Ah, a cobertura do Brasil… Quem dera! Nesse país, tem que ser gringo pra ir pro céu! Só conheço a Bahia e já morro de amores por ela. Quanto ao skate, sei que é a região com as melhores pistas do continente e que sempre revelou grandes talentos. Nos anos 80, só conhecia você, o Gato e o Ilzeli e um pouco da cena de Recife, inclusive o Og, por causa do Thronn e dos irmãos Matsui. Depois, aprendi bem mais, convivendo com a Aracaju Family, trabalhando com o Detefon e o Fellipe Francisco e conversando com o Vitor Sagaz. Mas, de novo, se citar alguns, vou deixar dezenas de fora.
Que tipo de música você gosta?
São tantas… Depende. Adoro música chinesa, japonesa e de Java, apesar de só ter um disco. Gosto de música mineira, Cocteau, New Order, Beastie Boys, canto gregoriano, Virgínia Rodrigues, alguns pontos de Candomblé…
Agora nos diga; já tentou andar de skate?
Já. Ganhei um de aniversário e, no primeiro tombão de bunda, desencanei! Sou muito, muito covarde.

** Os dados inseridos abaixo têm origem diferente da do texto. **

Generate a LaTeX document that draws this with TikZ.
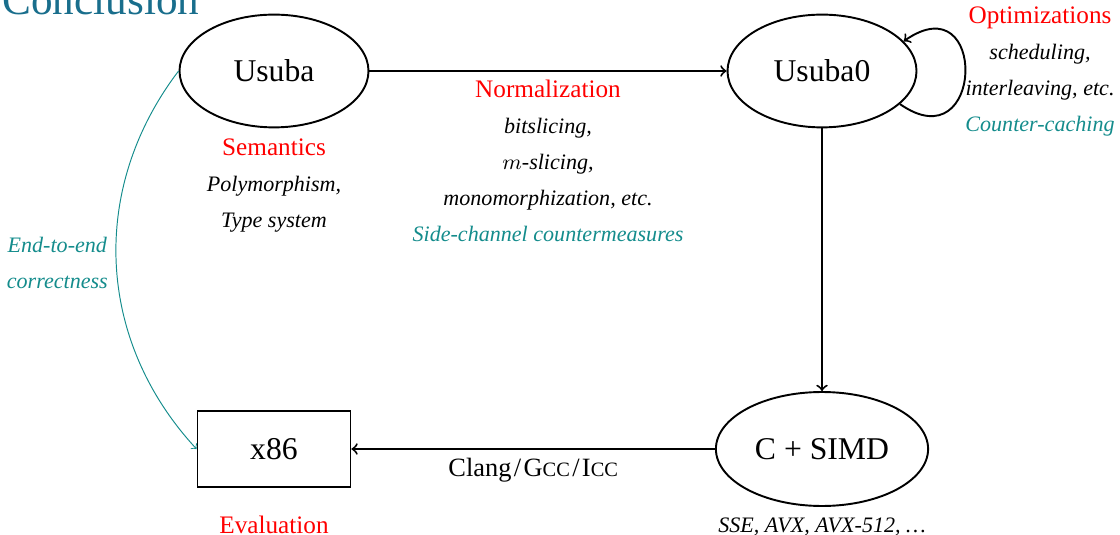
\documentclass[tikz,border=0pt]{standalone}
\usepackage{fontspec}
\setmainfont{Liberation Serif}
\usetikzlibrary{shapes.geometric,positioning}

\definecolor{structure}{RGB}{25,110,140}
\definecolor{remark}{RGB}{20,140,140}
\newcommand{\redhd}[1]{{\fontsize{10.5}{15}\selectfont\upshape\color{red}#1}}
\newcommand{\fakesc}[1]{{\fontsize{8.5}{10}\selectfont #1}}

\tikzset{
  lang/.style={draw,thick,ellipse,minimum width=78.75pt,minimum height=47pt,font=\fontsize{13.2}{16}\selectfont},
  target/.style={draw,thick,rectangle,minimum width=63.75pt,minimum height=31.7pt,font=\fontsize{13.2}{16}\selectfont},
  plain/.style={font=\fontsize{10.5}{12.6}\selectfont},
  notes/.style={align=center,font=\fontsize{9.2}{15}\selectfont\itshape},
}

\begin{document}
\begin{tikzpicture}[x=0.4167pt,y=0.4167pt,>=to]
	\useasboundingbox (0,0) rectangle (1120,-535);
	\node[anchor=base west,inner sep=0pt,text=structure,font=\fontsize{18}{20}\selectfont] (title) at (2,-15) {Conclusion};

	% compilation chain
	\node[lang] (usuba) at (274,-71) {Usuba};
	\node[lang] (usuba0) at (822,-71) {Usuba0};
	\node[lang,minimum width=86.7pt,minimum height=47.5pt] (simd) at (822,-449) {C + SIMD};
	\node[target] (x86) at (274,-449) {x86};

	\draw[thick,->] (usuba) -- node[below,notes] (norm) {\redhd{Normalization}\\ bitslicing,\\ $m$-slicing,\\ monomorphization, etc.\\ \textcolor{remark}{Side-channel countermeasures}} (usuba0);
	\draw[thick,->] (usuba0) -- (simd);
	\draw[thick,->] (simd) -- node[below,plain,font=\fontsize{11}{13}\selectfont] (cc) {Clang\kern1pt/\kern1ptG\fakesc{CC}\kern1pt/\kern1ptI\fakesc{CC}} (x86);
	\draw[thick,->] (usuba0.-23) to[out=-35,in=35,looseness=4.2] (usuba0.20);
	\draw[remark,->] (usuba.west) to[bend right=40] node[left,notes] (e2e) {End-to-end\\ correctness} (x86.west);

	% notes under the nodes
	\node[notes,below=1pt of usuba] (sem) {\redhd{Semantics}\\ Polymorphism,\\ Type system};
	\node[notes,anchor=north] (opt) at (1040,2) {\redhd{Optimizations}\\ scheduling,\\ interleaving, etc.\\ \textcolor{remark}{Counter-caching}};
	\node[plain,text=red,below=8pt of x86] (eval) {Evaluation};
	\node[notes,below=1pt of simd] (isa) {SSE, AVX, AVX-512, \dots};
\end{tikzpicture}
\end{document}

Existe uma modalidade do skate que você goste mais?
Não.
Você identifica mudança no skatista de hoje? Se sim, quais?
Não. O skatista continua sendo inteligente, ligeiro, criativo, cavalheiro e sempre se recusou a engolir desaforo. É uma elegância da rua, mesmo, sabe? Um código de ética rígido e bastante seletivo. Comédia, no skate, tem vida curta. Se sobrevive, é por piedade.
A resposta me parece óbvia, mas, skatista é atleta?
Não! Eu mesma já cometi esse erro, mas atleta pratica atletismo: corrida, lançamentos e saltos, como me ensinou mestre Cesinha Chaves, em um de seus famosos discursos…
Gostaria de fazer alguma consideração final?
Muito obrigada por achar que eu sou assunto, ainda mais neste blog, que só tem clássicos! E beijão, aqui do térreo, pra galera da cobertura!
Valeu Ceci, obrigado pela entrevista.